Introduction (sommaire et texte)
L'histoire du conflit légendaire entre Grecs, Athéniens, Gaulois, Romains et populations alliées, s'interrompt pour céder la place à quelques notices étrangères à ce sujet et surtout à l'histoire. Il s'agit des rapports entre les Lagides et un roi Danemont de Carthage, inconnu par ailleurs.
Il ne semble pas en effet que les Lagides soient intervenus dans les Guerres Puniques. On sait en tout cas que Ptolémée III aurait même refusé une aide financière à Carthage à l'époque de la première Guerre Punique. Jean semble confondre Africains et Carthaginois, ce qui rend l'analyse difficile. Il est très invraisemblable que les Africains de Carthage aient pu être à un quelconque moment les alliés du roi des Arabes, et que Carthage ait jamais été en état d'imposer un tribut à un des Lagides. Mais arrêtons là. Tenter de retrouver les événements historiques dissimulés dans ces notices prendrait trop de temps pour peu de résultat.

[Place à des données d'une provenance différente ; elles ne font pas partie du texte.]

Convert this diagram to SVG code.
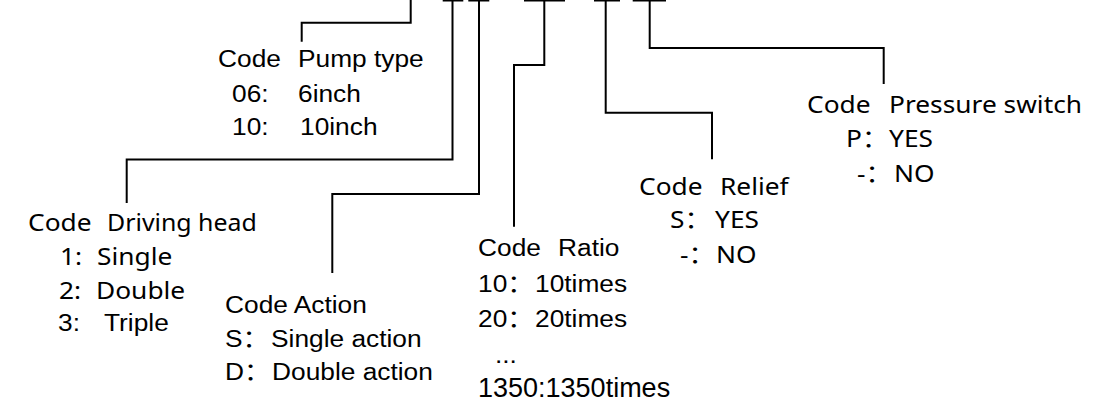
<svg xmlns="http://www.w3.org/2000/svg" width="1119" height="401" viewBox="0 0 1119 401">
<style>
.a{font-family:"Liberation Sans",Arial,"Noto Sans CJK SC",sans-serif;font-size:23.5px;fill:#000}
.y{font-family:"Noto Sans","Open Sans","Noto Sans CJK SC",sans-serif;font-size:23.5px;fill:#000}
.c{fill:none;stroke:#000;stroke-width:2}
</style>
<rect width="1119" height="401" fill="#fff"/>
<g id="connectors" class="c">
<path d="M442.7,0.5H463.3M468.3,0.5H489.3M524,0.5H565M594,0.5H620M632.7,0.5H666"/>
<path d="M410.7,0V22.7H301.7V41.7"/>
<path d="M452.5,0V159.5H126.7V203"/>
<path d="M479,0V194H332.3V273"/>
<path d="M544.3,0V65H514V226.7"/>
<path d="M605.7,0V112.7H712V159.3"/>
<path d="M649.7,0V48H883.7V84"/>
</g>
<g id="pump-type" class="a">
<text transform="translate(218,66.7) scale(1.12,1)">Code</text>
<text transform="translate(298,66.7) scale(1.12,1)">Pump type</text>
<text transform="translate(232,101.7) scale(1.12,1)">06:</text>
<text transform="translate(298,101.7) scale(1.12,1)">6inch</text>
<text transform="translate(232,135) scale(1.12,1)">10:</text>
<text transform="translate(300,135) scale(1.12,1)">10inch</text>
</g>
<g id="driving-head">
<text class="y" transform="translate(28,230.7) scale(1.12,1)">Code</text>
<text class="y" transform="translate(107,230.7) scale(1.06,1)">Driving head</text>
<text class="y" transform="translate(60,265) scale(1.12,1)">1:</text>
<text class="y" transform="translate(97,265) scale(1.12,1)">Single</text>
<text class="y" transform="translate(59,299) scale(1.12,1)">2:</text>
<text class="y" transform="translate(96,299) scale(1.12,1)">Double</text>
<text class="a" transform="translate(58,331) scale(1.12,1)">3:</text>
<text class="a" transform="translate(104,331) scale(1.12,1)">Triple</text>
</g>
<g id="action" class="a">
<text transform="translate(225,313) scale(1.12,1)">Code Action</text>
<text transform="translate(225,346.7) scale(1.12,1)">S：</text>
<text transform="translate(271,346.7) scale(1.12,1)">Single action</text>
<text transform="translate(225,380) scale(1.12,1)">D：</text>
<text transform="translate(272,380) scale(1.12,1)">Double action</text>
</g>
<g id="ratio" class="a">
<text transform="translate(478,256) scale(1.12,1)">Code</text>
<text transform="translate(558,256) scale(1.12,1)">Ratio</text>
<text transform="translate(478,291.7) scale(1.12,1)">10：</text>
<text transform="translate(535,291.7) scale(1.12,1)">10times</text>
<text transform="translate(478,326.7) scale(1.12,1)">20：</text>
<text transform="translate(535,326.7) scale(1.12,1)">20times</text>
<text transform="translate(495,363.3) scale(1.12,1)">...</text>
<text x="478" y="396.7" style="font-size:27px">1350:1350times</text>
</g>
<g id="relief" class="y">
<text transform="translate(639,195) scale(1.12,1)">Code</text>
<text transform="translate(720,195) scale(1.12,1)">Relief</text>
<text transform="translate(670,228.3) scale(1.12,1)">S：</text>
<text transform="translate(715,228.3) scale(1.12,1)">YES</text>
<text transform="translate(680,262.7) scale(1.12,1)">-：</text>
<text transform="translate(716,262.7) scale(1.12,1)">NO</text>
</g>
<g id="pressure-switch" class="y">
<text transform="translate(807,113.3) scale(1.12,1)">Code</text>
<text transform="translate(889,113.3) scale(1.12,1)">Pressure switch</text>
<text transform="translate(846,146.7) scale(1.12,1)">P：</text>
<text transform="translate(889,146.7) scale(1.12,1)">YES</text>
<text transform="translate(857,181.7) scale(1.12,1)">-：</text>
<text transform="translate(894,181.7) scale(1.12,1)">NO</text>
</g>
</svg>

En ce qui concerne les affaires de Judée, dans la rubrique « successions », qui mentionne la mort de Démétrius I (en 151-150 avant notre ère), on attirera l'attention sur les rapports positifs entre Alexandre [Balas], le successeur de Démétrius, et Jonathan (Maccabée), ainsi que sur la vision de « Juifs couronnant Alexandre comme roi de Syrie et d'Asie ». Les choses sont en réalité beaucoup plus nuancées que dans la version du chroniqueur liégeois. Pour plus de précisions, on se reportera par exemple au site Antikforever. Quoi qu'il en soit, Jonathan Maccabée avait désormais l'appui d'Alexandre Balas et le calme était maintenant revenu entre la Judée et la Syrie. Jonathan Maccabée fut installé comme grand-prêtre en 159 avant notre ère. On le retrouvera p. 161, où il sera question de traités d'alliance conclus avec les Romains, non seulement par Jonathan, mais aussi par son frère Judas. Sous les Maccabées déjà, Rome s'occupait donc aussi des Juifs.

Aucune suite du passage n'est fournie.